## What is needed
Return each line of the data below exactly, omitting any pictures.
•••
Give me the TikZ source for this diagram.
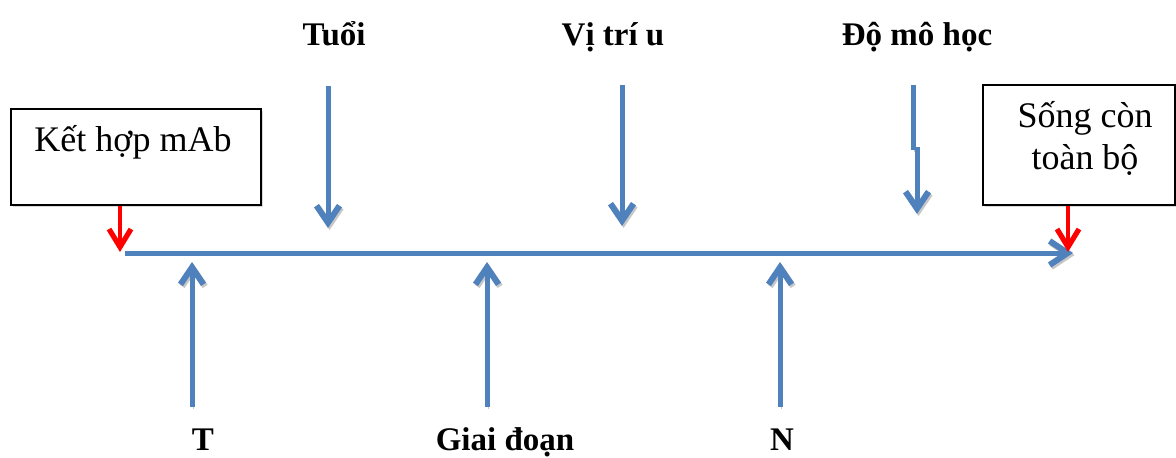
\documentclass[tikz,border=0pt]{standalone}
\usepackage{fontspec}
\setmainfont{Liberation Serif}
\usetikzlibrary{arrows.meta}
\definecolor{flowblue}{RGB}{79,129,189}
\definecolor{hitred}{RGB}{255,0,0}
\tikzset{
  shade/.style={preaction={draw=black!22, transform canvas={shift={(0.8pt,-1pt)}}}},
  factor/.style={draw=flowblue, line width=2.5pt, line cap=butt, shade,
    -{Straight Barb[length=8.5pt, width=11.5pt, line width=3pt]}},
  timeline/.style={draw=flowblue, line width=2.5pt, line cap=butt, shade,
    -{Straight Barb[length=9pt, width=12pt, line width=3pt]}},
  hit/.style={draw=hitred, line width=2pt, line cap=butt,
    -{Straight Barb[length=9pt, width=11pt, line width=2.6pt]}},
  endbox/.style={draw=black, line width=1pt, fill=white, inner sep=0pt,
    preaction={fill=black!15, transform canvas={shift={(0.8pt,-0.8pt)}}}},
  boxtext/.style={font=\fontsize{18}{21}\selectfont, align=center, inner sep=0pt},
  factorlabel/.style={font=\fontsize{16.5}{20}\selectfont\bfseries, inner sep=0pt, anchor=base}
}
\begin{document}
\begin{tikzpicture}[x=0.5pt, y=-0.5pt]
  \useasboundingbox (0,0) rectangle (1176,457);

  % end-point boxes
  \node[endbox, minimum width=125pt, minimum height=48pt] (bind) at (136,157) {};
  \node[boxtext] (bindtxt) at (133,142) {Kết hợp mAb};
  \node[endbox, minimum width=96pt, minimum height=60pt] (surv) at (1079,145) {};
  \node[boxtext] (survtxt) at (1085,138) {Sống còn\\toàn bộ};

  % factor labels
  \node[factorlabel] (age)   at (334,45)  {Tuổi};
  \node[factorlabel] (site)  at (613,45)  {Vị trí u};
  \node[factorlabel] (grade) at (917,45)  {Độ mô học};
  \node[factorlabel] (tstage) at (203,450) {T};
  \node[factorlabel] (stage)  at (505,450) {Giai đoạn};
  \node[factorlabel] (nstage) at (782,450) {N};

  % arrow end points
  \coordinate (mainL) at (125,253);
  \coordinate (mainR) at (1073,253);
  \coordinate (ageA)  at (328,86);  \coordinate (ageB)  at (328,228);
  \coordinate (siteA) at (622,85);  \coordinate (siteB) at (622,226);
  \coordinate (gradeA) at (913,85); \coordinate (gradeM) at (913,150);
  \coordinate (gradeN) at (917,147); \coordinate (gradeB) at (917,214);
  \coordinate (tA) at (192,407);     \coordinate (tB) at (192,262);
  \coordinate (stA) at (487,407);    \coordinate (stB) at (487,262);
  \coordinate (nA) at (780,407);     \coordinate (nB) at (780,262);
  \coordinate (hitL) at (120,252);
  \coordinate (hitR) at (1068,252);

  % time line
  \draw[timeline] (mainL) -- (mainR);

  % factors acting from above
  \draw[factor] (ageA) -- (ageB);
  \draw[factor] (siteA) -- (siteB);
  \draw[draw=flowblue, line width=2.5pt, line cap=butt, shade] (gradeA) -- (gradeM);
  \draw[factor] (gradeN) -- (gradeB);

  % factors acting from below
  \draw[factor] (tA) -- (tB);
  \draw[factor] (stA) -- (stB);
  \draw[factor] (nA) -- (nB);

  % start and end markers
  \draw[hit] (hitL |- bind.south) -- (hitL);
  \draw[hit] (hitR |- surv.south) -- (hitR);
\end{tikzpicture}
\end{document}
•••
## Response to this task
Give me the TikZ source for this diagram.
\documentclass[tikz,border=0pt]{standalone}
\usepackage{fontspec}
\setmainfont{Liberation Serif}
\usetikzlibrary{arrows.meta}
\definecolor{flowblue}{RGB}{79,129,189}
\definecolor{hitred}{RGB}{255,0,0}
\tikzset{
  shade/.style={preaction={draw=black!22, transform canvas={shift={(0.8pt,-1pt)}}}},
  factor/.style={draw=flowblue, line width=2.5pt, line cap=butt, shade,
    -{Straight Barb[length=8.5pt, width=11.5pt, line width=3pt]}},
  timeline/.style={draw=flowblue, line width=2.5pt, line cap=butt, shade,
    -{Straight Barb[length=9pt, width=12pt, line width=3pt]}},
  hit/.style={draw=hitred, line width=2pt, line cap=butt,
    -{Straight Barb[length=9pt, width=11pt, line width=2.6pt]}},
  endbox/.style={draw=black, line width=1pt, fill=white, inner sep=0pt,
    preaction={fill=black!15, transform canvas={shift={(0.8pt,-0.8pt)}}}},
  boxtext/.style={font=\fontsize{18}{21}\selectfont, align=center, inner sep=0pt},
  factorlabel/.style={font=\fontsize{16.5}{20}\selectfont\bfseries, inner sep=0pt, anchor=base}
}
\begin{document}
\begin{tikzpicture}[x=0.5pt, y=-0.5pt]
  \useasboundingbox (0,0) rectangle (1176,457);

  % end-point boxes
  \node[endbox, minimum width=125pt, minimum height=48pt] (bind) at (136,157) {};
  \node[boxtext] (bindtxt) at (133,142) {Kết hợp mAb};
  \node[endbox, minimum width=96pt, minimum height=60pt] (surv) at (1079,145) {};
  \node[boxtext] (survtxt) at (1085,138) {Sống còn\\toàn bộ};

  % factor labels
  \node[factorlabel] (age)   at (334,45)  {Tuổi};
  \node[factorlabel] (site)  at (613,45)  {Vị trí u};
  \node[factorlabel] (grade) at (917,45)  {Độ mô học};
  \node[factorlabel] (tstage) at (203,450) {T};
  \node[factorlabel] (stage)  at (505,450) {Giai đoạn};
  \node[factorlabel] (nstage) at (782,450) {N};

  % arrow end points
  \coordinate (mainL) at (125,253);
  \coordinate (mainR) at (1073,253);
  \coordinate (ageA)  at (328,86);  \coordinate (ageB)  at (328,228);
  \coordinate (siteA) at (622,85);  \coordinate (siteB) at (622,226);
  \coordinate (gradeA) at (913,85); \coordinate (gradeM) at (913,150);
  \coordinate (gradeN) at (917,147); \coordinate (gradeB) at (917,214);
  \coordinate (tA) at (192,407);     \coordinate (tB) at (192,262);
  \coordinate (stA) at (487,407);    \coordinate (stB) at (487,262);
  \coordinate (nA) at (780,407);     \coordinate (nB) at (780,262);
  \coordinate (hitL) at (120,252);
  \coordinate (hitR) at (1068,252);

  % time line
  \draw[timeline] (mainL) -- (mainR);

  % factors acting from above
  \draw[factor] (ageA) -- (ageB);
  \draw[factor] (siteA) -- (siteB);
  \draw[draw=flowblue, line width=2.5pt, line cap=butt, shade] (gradeA) -- (gradeM);
  \draw[factor] (gradeN) -- (gradeB);

  % factors acting from below
  \draw[factor] (tA) -- (tB);
  \draw[factor] (stA) -- (stB);
  \draw[factor] (nA) -- (nB);

  % start and end markers
  \draw[hit] (hitL |- bind.south) -- (hitL);
  \draw[hit] (hitR |- surv.south) -- (hitR);
\end{tikzpicture}
\end{document}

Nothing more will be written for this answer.